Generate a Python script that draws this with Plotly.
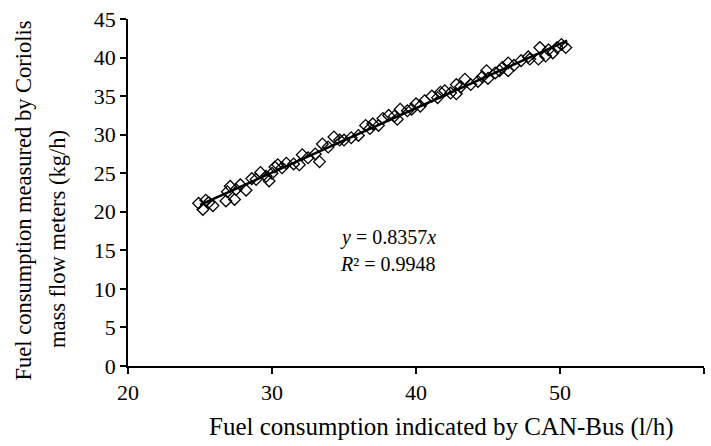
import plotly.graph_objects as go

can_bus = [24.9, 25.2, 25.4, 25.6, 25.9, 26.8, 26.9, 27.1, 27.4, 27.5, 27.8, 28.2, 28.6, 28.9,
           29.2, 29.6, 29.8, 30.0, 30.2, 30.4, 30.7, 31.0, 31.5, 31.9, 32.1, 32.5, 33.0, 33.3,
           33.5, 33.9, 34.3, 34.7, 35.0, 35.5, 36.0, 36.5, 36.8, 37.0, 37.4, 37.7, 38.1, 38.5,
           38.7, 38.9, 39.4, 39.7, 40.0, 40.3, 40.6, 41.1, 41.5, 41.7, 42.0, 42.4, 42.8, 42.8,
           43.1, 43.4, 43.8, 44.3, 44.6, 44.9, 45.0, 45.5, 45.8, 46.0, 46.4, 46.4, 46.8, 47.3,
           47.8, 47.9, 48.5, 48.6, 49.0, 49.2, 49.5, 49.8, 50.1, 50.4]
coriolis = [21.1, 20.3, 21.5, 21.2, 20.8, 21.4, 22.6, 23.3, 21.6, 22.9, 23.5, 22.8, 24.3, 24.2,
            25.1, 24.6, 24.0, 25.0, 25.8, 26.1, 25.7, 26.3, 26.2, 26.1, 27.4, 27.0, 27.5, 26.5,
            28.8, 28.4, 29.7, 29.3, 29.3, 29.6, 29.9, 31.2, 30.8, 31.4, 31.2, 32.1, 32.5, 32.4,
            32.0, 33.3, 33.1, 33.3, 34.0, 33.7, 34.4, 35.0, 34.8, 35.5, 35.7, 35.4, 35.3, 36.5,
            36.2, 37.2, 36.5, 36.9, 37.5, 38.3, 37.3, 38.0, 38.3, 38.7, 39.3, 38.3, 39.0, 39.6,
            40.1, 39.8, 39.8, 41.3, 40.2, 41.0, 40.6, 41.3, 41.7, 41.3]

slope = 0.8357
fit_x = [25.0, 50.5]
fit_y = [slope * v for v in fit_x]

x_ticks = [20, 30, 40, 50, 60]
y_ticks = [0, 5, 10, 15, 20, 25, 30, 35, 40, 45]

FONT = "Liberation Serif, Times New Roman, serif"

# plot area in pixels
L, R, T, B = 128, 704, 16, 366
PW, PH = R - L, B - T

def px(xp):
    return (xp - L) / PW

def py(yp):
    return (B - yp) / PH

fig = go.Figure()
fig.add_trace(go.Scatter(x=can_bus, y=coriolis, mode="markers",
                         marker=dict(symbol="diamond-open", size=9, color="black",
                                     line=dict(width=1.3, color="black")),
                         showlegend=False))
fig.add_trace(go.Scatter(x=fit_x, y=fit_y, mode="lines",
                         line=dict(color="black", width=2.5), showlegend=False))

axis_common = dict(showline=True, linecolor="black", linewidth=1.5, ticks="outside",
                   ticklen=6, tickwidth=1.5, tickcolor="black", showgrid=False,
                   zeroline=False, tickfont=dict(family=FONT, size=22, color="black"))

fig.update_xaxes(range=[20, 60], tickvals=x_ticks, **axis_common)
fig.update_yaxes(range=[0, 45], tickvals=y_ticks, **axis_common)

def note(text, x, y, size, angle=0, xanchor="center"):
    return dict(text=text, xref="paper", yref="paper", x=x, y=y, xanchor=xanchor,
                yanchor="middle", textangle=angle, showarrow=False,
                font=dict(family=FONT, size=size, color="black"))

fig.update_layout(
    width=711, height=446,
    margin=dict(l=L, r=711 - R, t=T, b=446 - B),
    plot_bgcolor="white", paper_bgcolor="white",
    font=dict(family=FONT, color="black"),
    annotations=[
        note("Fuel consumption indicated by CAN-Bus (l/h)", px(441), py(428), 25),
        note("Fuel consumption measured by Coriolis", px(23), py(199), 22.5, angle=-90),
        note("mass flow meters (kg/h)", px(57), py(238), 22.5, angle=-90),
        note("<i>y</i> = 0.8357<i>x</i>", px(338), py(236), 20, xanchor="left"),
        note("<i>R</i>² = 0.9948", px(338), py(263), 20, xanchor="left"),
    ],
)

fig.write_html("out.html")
+--
:: Problem requirements ::
Exactly as written, please give again the lines from the beginning of the listing through the line containing "import plotly.graph_objects as go", inclusive, without any pictures.

:: The completed task ::
Generate a Python script that draws this with Plotly.
import plotly.graph_objects as go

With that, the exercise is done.